Outdoor enthusiasts are flocking in record numbers to lesser-known forests, deserts and mountains, where the rules of use have been lax and enforcement infrequent.
The federal government has been struggling to come up with plans to accommodate the growing numbers of off-highway vehicles — mostly with proposed maps directing them toward designated trails — but all-terrain-vehicle users have started formidable lobbying campaigns when favorite trails have been left off the maps.
Even with the plans, federal officials describe an almost impossible enforcement situation because the government does not begin to have the manpower to deal with those who will not follow the rules.”

Also, as Nevada’s Democratic Rep. Shelley Berkley made her first trip to Iraq last week, we wrote about her changed view of President Bush’s troop surge after witnessing the improved security in Al Anbar Provence. Here were some other recent observations from the region:

The Washington Post had this short update on the decline in attacks during the second half of 2007 from a year-end press briefing with Gen.
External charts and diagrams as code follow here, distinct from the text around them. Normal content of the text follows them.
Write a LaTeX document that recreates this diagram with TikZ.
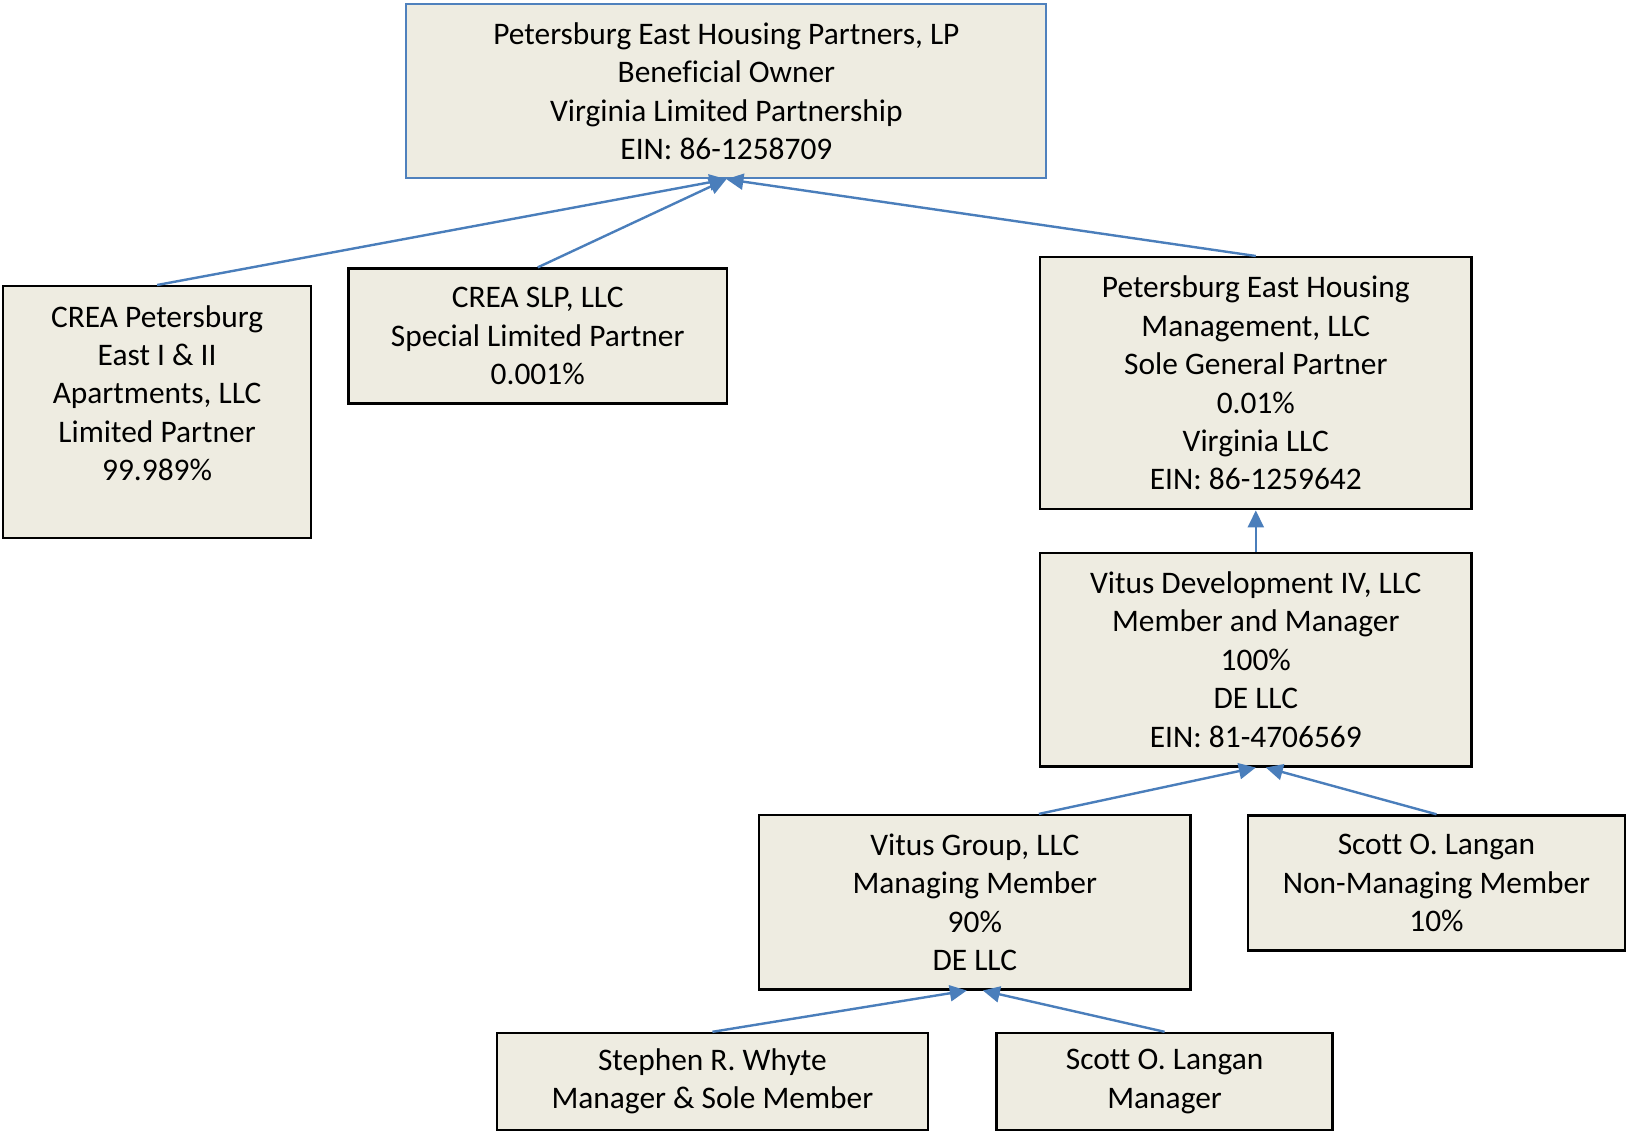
\documentclass[tikz,border=0pt]{standalone}
\usepackage{fontspec}
\setmainfont{Carlito}[Ligatures=CommonOff]
\usetikzlibrary{arrows.meta}
\definecolor{Paper}{HTML}{EEECE1}
\definecolor{Steel}{HTML}{4F81BD}
\definecolor{Wire}{HTML}{4A7EBB}
\begin{document}
\begin{tikzpicture}[x=0.5pt,y=-0.5pt,every node/.style={font=\fontsize{15.7}{19.2}\selectfont,align=center,inner sep=0pt},box/.style={draw=black,line width=1.2pt,fill=Paper},headbox/.style={box,draw=Steel,line width=1pt},link/.style={draw=Wire,line width=1.2pt,-{Triangle[length=8.5pt,width=8pt]}}]
\useasboundingbox[fill=white] (0,0) rectangle (1626,1131);
\node[headbox,minimum width=320pt,minimum height=87pt] (owner) at (726.4,91.2) {Petersburg East Housing Partners, LP\\Beneficial Owner\\Virginia Limited Partnership\\EIN: 86-1258709};

\node[box,minimum width=154pt,minimum height=126pt] (crea) at (157.1,412.2) {CREA Petersburg\\East I \& II\\Apartments, LLC\\Limited Partner\\99.989\%\\~};
\node[box,minimum width=189.3pt,minimum height=67.4pt] (slp) at (537.7,336) {CREA SLP, LLC\\Special Limited Partner\\0.001\%};
\node[box,minimum width=215.7pt,minimum height=126pt] (gp) at (1255.8,383.2) {Petersburg East Housing\\Management, LLC\\Sole General Partner\\0.01\%\\Virginia LLC\\EIN: 86-1259642};
\node[box,minimum width=215.7pt,minimum height=106.8pt] (vdev) at (1255.8,659.5) {Vitus Development IV, LLC\\Member and Manager\\100\%\\DE LLC\\EIN: 81-4706569};
\node[box,minimum width=215.7pt,minimum height=87.1pt] (vgroup) at (974.8,902.2) {Vitus Group, LLC\\Managing Member\\90\%\\DE LLC};
\node[box,minimum width=188.5pt,minimum height=67.5pt] (langannm) at (1436.5,883) {Scott O. Langan\\Non-Managing Member\\10\%};
\node[box,minimum width=215.7pt,minimum height=48.5pt] (whyte) at (712.4,1081.5) {Stephen R. Whyte\\Manager \& Sole Member};
\node[box,minimum width=168pt,minimum height=48.5pt] (langanmgr) at (1164.6,1081.5) {Scott O. Langan\\Manager};

% ownership links
\draw[link] (crea.north) -- (owner.south);\draw[link] (slp.north) -- (owner.south);\draw[link] (gp.north) -- (owner.south);
\draw[link] (vdev.north) -- (gp.south);
\draw[link] (vdev.south west |- vgroup.north) -- (vdev.south);\draw[link] (langannm.north) -- ([xshift=5pt]vdev.south);
\draw[link] (whyte.north) -- ([xshift=-4pt]vgroup.south);\draw[link] (langanmgr.north) -- ([xshift=4pt]vgroup.south);
\end{tikzpicture}
\end{document}
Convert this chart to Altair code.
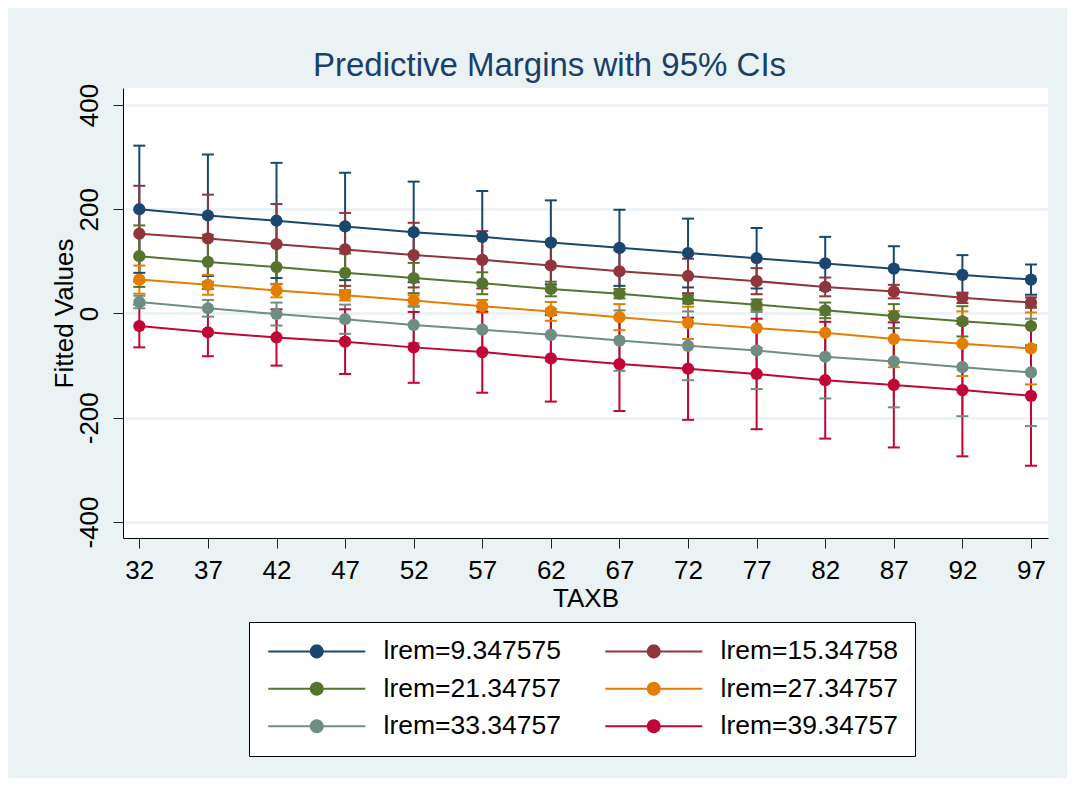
import math
import altair as alt
import pandas as pd

taxb = [32, 37, 42, 47, 52, 57, 62, 67, 72, 77, 82, 87, 92, 97]
y_ticks = [-400, -200, 0, 200, 400]
series = ["lrem=9.347575", "lrem=15.34758", "lrem=21.34757",
          "lrem=27.34757", "lrem=33.34757", "lrem=39.34757"]
colors = ["#1a476f", "#90353b", "#55752f", "#e37e00", "#6e8e84", "#c10534"]

fit_1 = [200, 188, 178, 167, 156, 147, 136, 126, 116, 106, 96, 86, 74, 65]
lo_1 = [78, 72, 68, 64, 60, 58, 56, 53, 50, 48, 45, 43, 38, 36]
hi_1 = [322, 305, 289, 270, 253, 235, 217, 199, 182, 164, 147, 129, 112, 94]

fit_2 = [153, 144, 133, 123, 112, 103, 92, 81, 72, 62, 51, 42, 30, 21]
lo_2 = [61, 60, 56, 53, 50, 48, 44, 41, 39, 37, 33, 29, 20, 11]
hi_2 = [245, 228, 210, 193, 174, 158, 140, 121, 105, 87, 69, 55, 40, 31]

fit_3 = [110, 99, 89, 78, 68, 58, 47, 38, 27, 17, 6, -5, -15, -24]
lo_3 = [51, 47, 45, 41, 39, 37, 33, 29, 19, 7, -9, -28, -44, -61]
hi_3 = [169, 151, 133, 115, 97, 79, 61, 47, 35, 27, 21, 18, 14, 13]

fit_4 = [65, 55, 44, 35, 25, 14, 4, -7, -18, -28, -37, -49, -58, -67]
lo_4 = [38, 36, 31, 25, 15, 2, -14, -32, -49, -66, -83, -103, -120, -136]
hi_4 = [92, 74, 57, 45, 35, 26, 22, 18, 13, 10, 9, 5, 4, 2]

fit_5 = [22, 10, -1, -11, -22, -31, -41, -52, -62, -71, -83, -92, -103, -113]
lo_5 = [10, -6, -23, -39, -57, -74, -91, -110, -128, -145, -163, -180, -197, -216]
hi_5 = [34, 26, 21, 17, 13, 12, 9, 6, 4, 3, -3, -4, -9, -10]

fit_6 = [-24, -36, -46, -54, -65, -74, -86, -97, -106, -116, -128, -137, -147, -158]
lo_6 = [-65, -82, -100, -116, -133, -152, -169, -187, -204, -222, -240, -257, -274, -292]
hi_6 = [17, 10, 8, 8, 3, 4, -3, -7, -8, -10, -16, -17, -20, -24]

fits = [fit_1, fit_2, fit_3, fit_4, fit_5, fit_6]
los = [lo_1, lo_2, lo_3, lo_4, lo_5, lo_6]
his = [hi_1, hi_2, hi_3, hi_4, hi_5, hi_6]

rows = []
for s, f, lo, hi in zip(series, fits, los, his):
    for xv, a, b, c in zip(taxb, f, lo, hi):
        rows.append({"series": s, "taxb": xv, "fit": a, "lo": b, "hi": c})
df = pd.DataFrame(rows)

FONT = "Liberation Sans"

# legend glyph (filled shapes only): thin bar + round dot in its middle
cx = 3.85
circle = []
for k in range(24):
    a = 2 * math.pi * k / 24
    circle.append(f"{cx + 0.7 * math.cos(a):.3f},{0.7 * math.sin(a):.3f}")
LEGEND_PATH = "M-1,-0.1L8.7,-0.1L8.7,0.1L-1,0.1Z" + "M" + "L".join(circle) + "Z"

xscale = alt.Scale(domain=[30.81, 98.24], nice=False, zero=False)
yscale = alt.Scale(domain=[-430.7, 432.6], nice=False, zero=False)
cscale = alt.Scale(domain=series, range=colors)

x_axis = alt.Axis(values=taxb, title="TAXB", labelFontSize=26, labelFont=FONT,
                  labelColor="black", tickSize=10, tickColor="#222222",
                  labelPadding=9, grid=False, domainColor="black",
                  titleFontSize=26, titleFont=FONT, titleFontWeight="normal",
                  titleColor="black", titleX=462.5, titleY=68,
                  titleBaseline="alphabetic", titleAlign="center")
y_axis = alt.Axis(values=y_ticks, title="Fitted Values", labelFontSize=26,
                  labelFont=FONT, labelColor="black", labelAngle=270,
                  labelAlign="center", labelBaseline="bottom",
                  labelExpr="'' + datum.value",
                  tickSize=10, tickColor="#222222", labelPadding=11,
                  grid=True, gridColor="#EAF2F3", gridWidth=2.5,
                  domainColor="black", titleFontSize=26, titleFont=FONT,
                  titleFontWeight="normal", titleColor="black",
                  titleAngle=270, titleX=-51, titleY=225,
                  titleBaseline="alphabetic", titleAlign="center")

X = alt.X("taxb:Q", scale=xscale, axis=x_axis)

legend = alt.Legend(title=None, orient="none", legendX=126, legendY=534,
                    direction="horizontal", columns=2,
                    symbolType=LEGEND_PATH, symbolSize=400,
                    symbolStrokeWidth=0, labelOffset=92,
                    labelFontSize=26.5, labelFont=FONT, labelColor="black",
                    columnPadding=40, rowPadding=10.5,
                    padding=16, strokeColor="black", fillColor="white",
                    labelLimit=400)
colr = alt.Color("series:N", scale=cscale, legend=legend)

base = alt.Chart(df)

rules = base.mark_rule(strokeWidth=2, opacity=1).encode(
    x=X, y=alt.Y("lo:Q", scale=yscale, axis=y_axis), y2="hi:Q", color=colr)
cap_lo = base.mark_tick(orient="horizontal", size=12, thickness=2, opacity=1).encode(
    x=X, y=alt.Y("lo:Q", scale=yscale), color=colr)
cap_hi = base.mark_tick(orient="horizontal", size=12, thickness=2, opacity=1).encode(
    x=X, y=alt.Y("hi:Q", scale=yscale), color=colr)
lines = base.mark_line(strokeWidth=2, opacity=1).encode(
    x=X, y=alt.Y("fit:Q", scale=yscale), color=colr)
points = base.mark_point(filled=True, size=150, opacity=1).encode(
    x=X, y=alt.Y("fit:Q", scale=yscale), color=colr)

chart = alt.layer(rules, cap_lo, cap_hi, lines, points).properties(
    width=925, height=450,
    title=alt.TitleParams("Predictive Margins with 95% CIs", fontSize=33,
                          font=FONT, fontWeight="normal", color="#1a3f6b",
                          anchor="middle", dx=-36, dy=5, offset=5),
    autosize=alt.AutoSizeParams(type="none"),
    padding={"left": 115, "top": 80, "right": 19, "bottom": 240},
    background="#EAF2F3",
).configure_view(fill="white", stroke=None)

chart.save("out.html", embed_options={"renderer": "svg", "actions": False})
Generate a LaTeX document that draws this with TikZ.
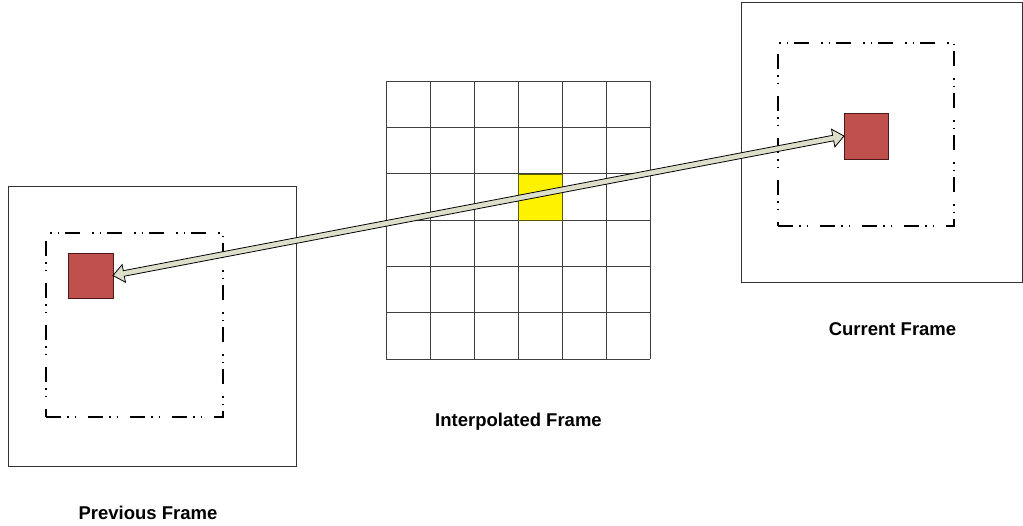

David Petraeus.

Here are the lead graphs:

“BAGHDAD, Dec. 29 — The top U.S. commander in Iraq, Gen. David H. Petraeus, delivered a positive but cautious assessment Saturday of progress in the country in 2007, citing the drop-off in violence over the latter half of the year but warning that the insurgent group al-Qaeda in Iraq remains the country’s preeminent threat.
Petraeus said the number of weekly attacks in Iraq — such as roadside bombings, mortar attacks and sniper fire — has fallen by about 60 percent since June, to about 500 a week by late this month. The number of Iraqi civilians killed in December through the 22nd appeared to be about 600, according to a graph of the past two years provided by Petraeus that uses combined Iraqi and U.S. figures. The highest death toll during this period came last December, when about 3,000 civilians were killed.

“The positive security trends and the factors that produced them are changing the context in many parts of Iraq. While progress in many areas remains fragile, security has improved,” Petraeus said during a briefing for reporters at the U.S. Embassy in Baghdad. He added that success “will emerge slowly and fitfully, with reverses as well as advances, accumulating fewer bad days and gradually more good days. There will inevitably be more tough fighting.”

And the NYT had this account Sunday from a reporter following a Marine captain working to rebuild Falluja, the city where he lost three colleagues earlier in the war:

“I was wounded in Falluja too, so walking down these streets — it’s not easy.”
“Reconciliation,” he said, eyeing some Iraqi policemen nearby. “It’s a hard pill to swallow.”
Since long before this war, forgiveness has been Iraq’s greatest challenge. What does it take for an abused, angry population to move on after so much suffering? Can they ever learn to trust one another?
In 2007, more than before, the same questions became central for Americans like Captain Miller. This was the deadliest year of the war for American troops. But it was also the year of a sudden shift in Sunni loyalties throughout Iraq, overnight turning enemies of America into allies against more extreme Islamists.
The Americans welcomed the turnabout, which has helped decrease violence throughout the country, but they were not prepared for it. It has been 25 years since another generation of marines failed to separate the sides in Lebanon’s civil war, and the Middle East, with its long history of about-faces and betrayals, where allegiances are shallow and enmities deep, often still defies American logic.”